» **Instructions for the task**:
Write out each line of the listing as it stands, without the images.

» **Information supplied**:
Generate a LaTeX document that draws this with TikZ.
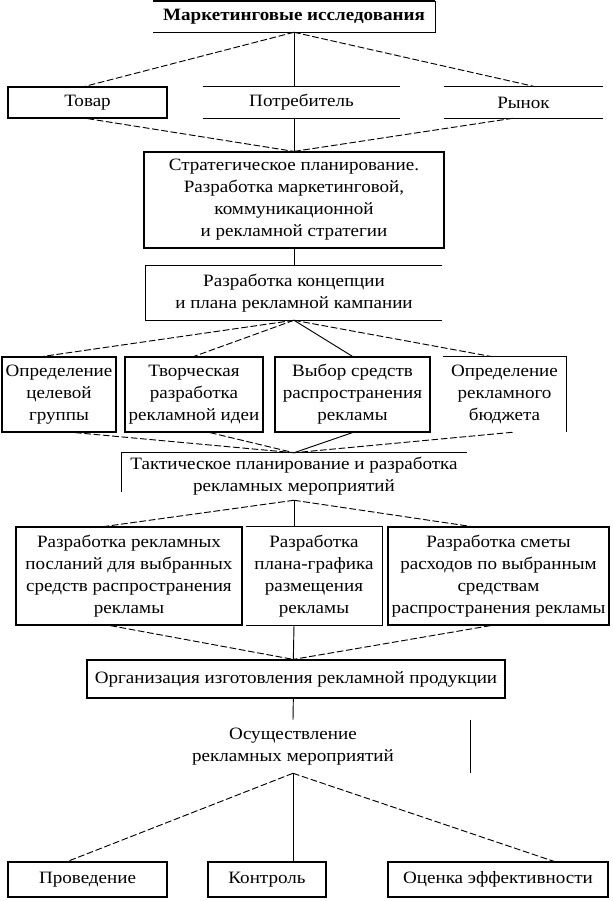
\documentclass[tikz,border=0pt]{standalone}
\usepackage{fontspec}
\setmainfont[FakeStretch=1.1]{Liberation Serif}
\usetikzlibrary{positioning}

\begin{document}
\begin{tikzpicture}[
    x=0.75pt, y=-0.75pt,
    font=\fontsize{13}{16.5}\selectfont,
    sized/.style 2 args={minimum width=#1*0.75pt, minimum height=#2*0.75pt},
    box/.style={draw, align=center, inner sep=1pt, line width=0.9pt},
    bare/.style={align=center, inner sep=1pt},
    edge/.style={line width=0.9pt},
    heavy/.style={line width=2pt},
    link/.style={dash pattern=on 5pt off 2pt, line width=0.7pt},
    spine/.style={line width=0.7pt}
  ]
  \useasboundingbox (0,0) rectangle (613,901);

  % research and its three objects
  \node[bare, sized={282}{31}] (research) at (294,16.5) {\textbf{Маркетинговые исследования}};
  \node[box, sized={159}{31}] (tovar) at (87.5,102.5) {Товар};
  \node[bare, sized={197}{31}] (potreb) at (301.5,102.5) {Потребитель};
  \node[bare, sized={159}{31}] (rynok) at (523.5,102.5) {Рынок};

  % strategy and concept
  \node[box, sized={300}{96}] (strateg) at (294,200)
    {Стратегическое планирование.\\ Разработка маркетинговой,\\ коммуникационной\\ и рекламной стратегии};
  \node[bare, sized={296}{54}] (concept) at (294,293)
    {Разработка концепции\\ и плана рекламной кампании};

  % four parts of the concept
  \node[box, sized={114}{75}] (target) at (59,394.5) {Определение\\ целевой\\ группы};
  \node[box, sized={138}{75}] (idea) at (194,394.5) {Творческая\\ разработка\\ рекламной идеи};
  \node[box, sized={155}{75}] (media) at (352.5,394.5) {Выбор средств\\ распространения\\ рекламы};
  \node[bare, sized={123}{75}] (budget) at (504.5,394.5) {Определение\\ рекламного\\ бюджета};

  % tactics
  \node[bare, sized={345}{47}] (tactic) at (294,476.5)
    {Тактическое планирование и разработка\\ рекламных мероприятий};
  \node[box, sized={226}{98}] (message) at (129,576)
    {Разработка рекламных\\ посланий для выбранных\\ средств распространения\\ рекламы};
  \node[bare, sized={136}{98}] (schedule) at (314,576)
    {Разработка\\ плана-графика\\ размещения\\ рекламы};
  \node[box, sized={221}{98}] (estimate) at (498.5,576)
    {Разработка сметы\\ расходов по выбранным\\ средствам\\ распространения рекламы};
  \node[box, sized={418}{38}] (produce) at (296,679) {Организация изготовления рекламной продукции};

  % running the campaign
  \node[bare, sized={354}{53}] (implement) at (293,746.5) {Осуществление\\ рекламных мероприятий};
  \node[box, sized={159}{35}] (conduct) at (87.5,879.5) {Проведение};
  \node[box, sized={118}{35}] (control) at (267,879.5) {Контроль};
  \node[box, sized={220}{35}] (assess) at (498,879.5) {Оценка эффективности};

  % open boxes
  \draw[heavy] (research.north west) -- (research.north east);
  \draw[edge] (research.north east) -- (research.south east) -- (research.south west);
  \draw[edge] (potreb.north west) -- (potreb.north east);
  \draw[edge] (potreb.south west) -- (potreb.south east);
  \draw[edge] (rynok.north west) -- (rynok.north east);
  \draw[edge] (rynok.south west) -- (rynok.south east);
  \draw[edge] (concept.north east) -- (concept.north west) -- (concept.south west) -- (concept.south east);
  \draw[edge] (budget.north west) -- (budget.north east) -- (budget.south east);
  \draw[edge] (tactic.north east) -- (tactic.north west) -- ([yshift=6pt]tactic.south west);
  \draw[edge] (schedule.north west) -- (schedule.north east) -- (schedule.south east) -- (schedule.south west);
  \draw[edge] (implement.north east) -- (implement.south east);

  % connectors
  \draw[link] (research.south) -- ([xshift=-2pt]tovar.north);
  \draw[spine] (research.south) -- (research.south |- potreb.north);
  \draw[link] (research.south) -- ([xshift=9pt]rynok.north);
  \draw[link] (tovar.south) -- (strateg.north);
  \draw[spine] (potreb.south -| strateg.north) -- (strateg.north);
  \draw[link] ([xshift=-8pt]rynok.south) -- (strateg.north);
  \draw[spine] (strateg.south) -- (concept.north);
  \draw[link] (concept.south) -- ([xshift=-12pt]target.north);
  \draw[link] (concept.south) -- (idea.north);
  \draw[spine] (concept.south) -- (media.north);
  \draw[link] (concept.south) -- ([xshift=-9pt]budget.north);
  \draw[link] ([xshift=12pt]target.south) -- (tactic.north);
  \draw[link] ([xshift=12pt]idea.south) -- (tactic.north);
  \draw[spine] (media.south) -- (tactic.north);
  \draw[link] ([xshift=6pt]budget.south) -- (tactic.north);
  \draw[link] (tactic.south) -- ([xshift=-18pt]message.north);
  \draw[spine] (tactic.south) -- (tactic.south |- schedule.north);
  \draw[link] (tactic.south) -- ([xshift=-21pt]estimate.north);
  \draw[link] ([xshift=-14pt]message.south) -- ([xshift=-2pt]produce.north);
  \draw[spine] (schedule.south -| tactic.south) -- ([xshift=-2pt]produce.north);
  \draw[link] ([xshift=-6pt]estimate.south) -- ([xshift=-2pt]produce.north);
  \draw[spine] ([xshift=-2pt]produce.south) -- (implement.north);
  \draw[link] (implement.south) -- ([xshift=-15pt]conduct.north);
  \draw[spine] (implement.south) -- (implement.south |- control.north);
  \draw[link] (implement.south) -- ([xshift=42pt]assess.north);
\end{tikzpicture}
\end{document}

» **Result of the task**:
Generate a LaTeX document that draws this with TikZ.
\documentclass[tikz,border=0pt]{standalone}
\usepackage{fontspec}
\setmainfont[FakeStretch=1.1]{Liberation Serif}
\usetikzlibrary{positioning}

\begin{document}
\begin{tikzpicture}[
    x=0.75pt, y=-0.75pt,
    font=\fontsize{13}{16.5}\selectfont,
    sized/.style 2 args={minimum width=#1*0.75pt, minimum height=#2*0.75pt},
    box/.style={draw, align=center, inner sep=1pt, line width=0.9pt},
    bare/.style={align=center, inner sep=1pt},
    edge/.style={line width=0.9pt},
    heavy/.style={line width=2pt},
    link/.style={dash pattern=on 5pt off 2pt, line width=0.7pt},
    spine/.style={line width=0.7pt}
  ]
  \useasboundingbox (0,0) rectangle (613,901);

  % research and its three objects
  \node[bare, sized={282}{31}] (research) at (294,16.5) {\textbf{Маркетинговые исследования}};
  \node[box, sized={159}{31}] (tovar) at (87.5,102.5) {Товар};
  \node[bare, sized={197}{31}] (potreb) at (301.5,102.5) {Потребитель};
  \node[bare, sized={159}{31}] (rynok) at (523.5,102.5) {Рынок};

  % strategy and concept
  \node[box, sized={300}{96}] (strateg) at (294,200)
    {Стратегическое планирование.\\ Разработка маркетинговой,\\ коммуникационной\\ и рекламной стратегии};
  \node[bare, sized={296}{54}] (concept) at (294,293)
    {Разработка концепции\\ и плана рекламной кампании};

  % four parts of the concept
  \node[box, sized={114}{75}] (target) at (59,394.5) {Определение\\ целевой\\ группы};
  \node[box, sized={138}{75}] (idea) at (194,394.5) {Творческая\\ разработка\\ рекламной идеи};
  \node[box, sized={155}{75}] (media) at (352.5,394.5) {Выбор средств\\ распространения\\ рекламы};
  \node[bare, sized={123}{75}] (budget) at (504.5,394.5) {Определение\\ рекламного\\ бюджета};

  % tactics
  \node[bare, sized={345}{47}] (tactic) at (294,476.5)
    {Тактическое планирование и разработка\\ рекламных мероприятий};
  \node[box, sized={226}{98}] (message) at (129,576)
    {Разработка рекламных\\ посланий для выбранных\\ средств распространения\\ рекламы};
  \node[bare, sized={136}{98}] (schedule) at (314,576)
    {Разработка\\ плана-графика\\ размещения\\ рекламы};
  \node[box, sized={221}{98}] (estimate) at (498.5,576)
    {Разработка сметы\\ расходов по выбранным\\ средствам\\ распространения рекламы};
  \node[box, sized={418}{38}] (produce) at (296,679) {Организация изготовления рекламной продукции};

  % running the campaign
  \node[bare, sized={354}{53}] (implement) at (293,746.5) {Осуществление\\ рекламных мероприятий};
  \node[box, sized={159}{35}] (conduct) at (87.5,879.5) {Проведение};
  \node[box, sized={118}{35}] (control) at (267,879.5) {Контроль};
  \node[box, sized={220}{35}] (assess) at (498,879.5) {Оценка эффективности};

  % open boxes
  \draw[heavy] (research.north west) -- (research.north east);
  \draw[edge] (research.north east) -- (research.south east) -- (research.south west);
  \draw[edge] (potreb.north west) -- (potreb.north east);
  \draw[edge] (potreb.south west) -- (potreb.south east);
  \draw[edge] (rynok.north west) -- (rynok.north east);
  \draw[edge] (rynok.south west) -- (rynok.south east);
  \draw[edge] (concept.north east) -- (concept.north west) -- (concept.south west) -- (concept.south east);
  \draw[edge] (budget.north west) -- (budget.north east) -- (budget.south east);
  \draw[edge] (tactic.north east) -- (tactic.north west) -- ([yshift=6pt]tactic.south west);
  \draw[edge] (schedule.north west) -- (schedule.north east) -- (schedule.south east) -- (schedule.south west);
  \draw[edge] (implement.north east) -- (implement.south east);

  % connectors
  \draw[link] (research.south) -- ([xshift=-2pt]tovar.north);
  \draw[spine] (research.south) -- (research.south |- potreb.north);
  \draw[link] (research.south) -- ([xshift=9pt]rynok.north);
  \draw[link] (tovar.south) -- (strateg.north);
  \draw[spine] (potreb.south -| strateg.north) -- (strateg.north);
  \draw[link] ([xshift=-8pt]rynok.south) -- (strateg.north);
  \draw[spine] (strateg.south) -- (concept.north);
  \draw[link] (concept.south) -- ([xshift=-12pt]target.north);
  \draw[link] (concept.south) -- (idea.north);
  \draw[spine] (concept.south) -- (media.north);
  \draw[link] (concept.south) -- ([xshift=-9pt]budget.north);
  \draw[link] ([xshift=12pt]target.south) -- (tactic.north);
  \draw[link] ([xshift=12pt]idea.south) -- (tactic.north);
  \draw[spine] (media.south) -- (tactic.north);
  \draw[link] ([xshift=6pt]budget.south) -- (tactic.north);
  \draw[link] (tactic.south) -- ([xshift=-18pt]message.north);
  \draw[spine] (tactic.south) -- (tactic.south |- schedule.north);
  \draw[link] (tactic.south) -- ([xshift=-21pt]estimate.north);
  \draw[link] ([xshift=-14pt]message.south) -- ([xshift=-2pt]produce.north);
  \draw[spine] (schedule.south -| tactic.south) -- ([xshift=-2pt]produce.north);
  \draw[link] ([xshift=-6pt]estimate.south) -- ([xshift=-2pt]produce.north);
  \draw[spine] ([xshift=-2pt]produce.south) -- (implement.north);
  \draw[link] (implement.south) -- ([xshift=-15pt]conduct.north);
  \draw[spine] (implement.south) -- (implement.south |- control.north);
  \draw[link] (implement.south) -- ([xshift=42pt]assess.north);
\end{tikzpicture}
\end{document}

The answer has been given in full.